Si potrebbe definire una pittura inattuale quella di Franco Poli, artista molfettese scomparso lo scorso 20 maggio, se non fosse che proprio il suo essere fuori dal tempo nasconde invece le ragioni di una fertile ostinazione. E’ stata da sempre questa la forza della sua pittura, una sorta di caparbio vagheggiamento lirico, calato nella quotidianità e speso per ritrarre oggetti cari, di affezione, combinati all’‘antica’ come nelle nature morte, o per fermare riti e devozioni della settimana santa o qualsivoglia topos del paesaggio antropologico locale. Non poteva essere diversamente del resto in un artista per cui vale più di altri il cliché di una compenetrazione arte/vita, per il quale cioè le tappe dell’esistenza hanno alimentato o si sono sovrapposte alla produzione creativa, e il mondo esterno, emendato dai conflitti, è stato familiarmente rimodellato nella dimensione plastica della pittura.
Poli infatti si è adoperato per proteggere la realtà da sguardi banali e ha ancorato una genuina quanto partecipata osservazione della fisicità delle cose ad un versante intimista dove è facile riconoscere la lezione della tradizione italiana dei Morandi, Casorati e De Pisis.
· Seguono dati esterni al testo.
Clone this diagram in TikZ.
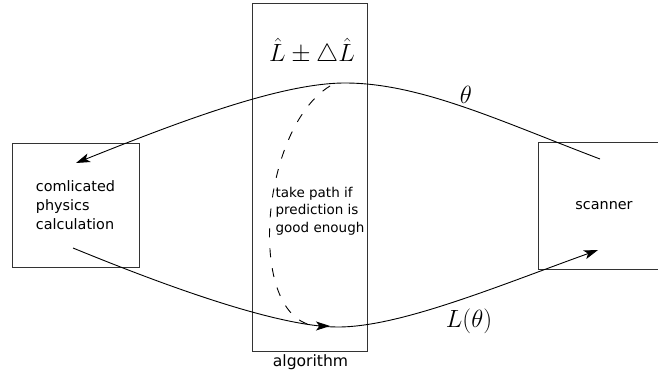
\documentclass[tikz,border=0pt]{standalone}
\usepackage[no-math]{fontspec}
\setmainfont{DejaVu Sans}
\usetikzlibrary{arrows.meta}
\begin{document}
\begin{tikzpicture}[x=1pt,y=-1pt,
  box/.style={draw=black!80, line width=0.9pt, inner sep=0pt, outer sep=0pt},
  lbl/.style={font=\fontsize{14.4}{19}\selectfont, align=left, inner sep=0pt},
  notelbl/.style={font=\fontsize{13.5}{17.5}\selectfont, align=left, inner sep=0pt},
  caplbl/.style={font=\fontsize{15.6}{19}\selectfont, inner sep=0pt},
  mathlbl/.style={font=\fontsize{29}{33}\selectfont, inner sep=0pt},
  flow/.style={line width=0.9pt, -{Stealth[length=14pt,width=9pt,inset=3.5pt]}},
  alt/.style={flow, dash pattern=on 9pt off 11pt}]
\clip (0,0) rectangle (658,372);
\fill[white] (0,0) rectangle (658,372);
% boxes
\node[box, lbl, minimum width=127pt, minimum height=124pt] (calc) at (75.5,205) {comlicated\\physics\\calculation};
\node[box, minimum width=115pt, minimum height=348pt] (algo) at (309.5,177) {};
\node[box, lbl, minimum width=132pt, minimum height=127pt] (scan) at (604,205.5) {scanner};
% labels
\node[mathlbl] (est) at (312,52) {$\hat{L}\pm\triangle\hat{L}$};
\node[notelbl] (note) at (320,211) {take path if\\prediction is\\good enough};
\node[caplbl] (algolbl) at (310.5,362) {algorithm};
\node[mathlbl] (theta) at (466,95) {$\theta$};
\node[mathlbl] (ltheta) at (469,321) {$L(\theta)$};
% curve end points
\coordinate (s1) at (600,159);
\coordinate (top) at (345,83);
\coordinate (c1) at (76,163);
\coordinate (b1) at (73,248);
\coordinate (bot) at (338,327);
\coordinate (b2) at (598,250);
\coordinate (d1) at (330,86);
\coordinate (d2) at (330,326);
% connectors
\draw[flow] (s1) .. controls (500,121) and (420,83) .. (top)
  .. controls (280,83) and (176,123) .. (c1);
\draw[flow] (b1) .. controls (173,289) and (280,327) .. (bot)
  .. controls (400,327) and (498,286) .. (b2);
\draw[alt] (d1) .. controls (258,130) and (245,326) .. (d2);
\end{tikzpicture}
\end{document}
Tra tutti i suoi numerosi lavori sicuramente i più interessanti rimangono quelli in cui la delimitazione del campo pittorico alle sole presenze inanimate gli offre la possibilità di elaborare un repertorio personale di simboli e memorie. Quasi una metafisica sublimazione della convenzionalità in cui trovano spazio rimandi ad affetti privati come quelli verso l’amatissima moglie Gilda, e stigmatizzati più che nei fedeli e appassionati ritratti, nella forza inespressiva di oggetti che le appartenevano. Gli abiti per esempio, presenze mute e terreno di affinamenti tecnici: un meditatissimo controllo dei mezzi espressivi e la sperimentazione di inusuali accostamenti cromatici tali che il realismo di partenza veniva trasformato genuinamente in un più azzardato e attuale iperrealismo. E non solo, proprio quegli abiti, nella loro irriducibile natura di oggetti, già vicini ad un’ ignara declinazione pop, lo hanno riscattato, in modo inconsapevole, da quella deriva nostalgicamente realista verso cui le sue opere avrebbero potuto fatalmente schiantarsi. Stesso discorso vale per i suoi fiori quando si sono fatte scarne e autonome figure in spazi solo accennati dall’incrocio delle pareti e imbevuti di tonalità stinte o riaccesi blandamente da nuances pastello, ma sempre depurati da ogni orpello decorativo o da una ordinario sentimentalismo.
Più accorata e incline al bozzettismo appare invece la produzione legata ai riti e alle processioni dei cinque Misteri. Tuttavia ritratti in schizzi o siglati in commosse e corali ambientazioni, le statue del Cristo, isolate o strette dalla solerzia dei confratelli, sono diventate uno dei tanti modi per parlare della sua terra, per saldarsi ad un genius loci dal quale non ha mai voluto affrancarsi.
E malgrado l’acceso colorismo dell’ultima fase lasciasse aperti esiti tutt’altro che scontati, la sua cifra si trova nei fiori, nelle nature morte, negli studi di insetti e negli oggetti guardati con fresca e amorevole disposizione. Come quella che si leggeva spesso nei suoi occhi quando parlava con competenza del mondo dell’arte contemporanea dai cui azzardi sembrava comunque lontano anni luce. Piuttosto nel suo studio continuava a coltivare un universo a suo modo minimale, una pratica devota del fare pittorico che ricordava l’essenzialità e l’ascetismo della vita monastica. Un modo come un altro per tutelare la sua natura semplice dal caos del mondo.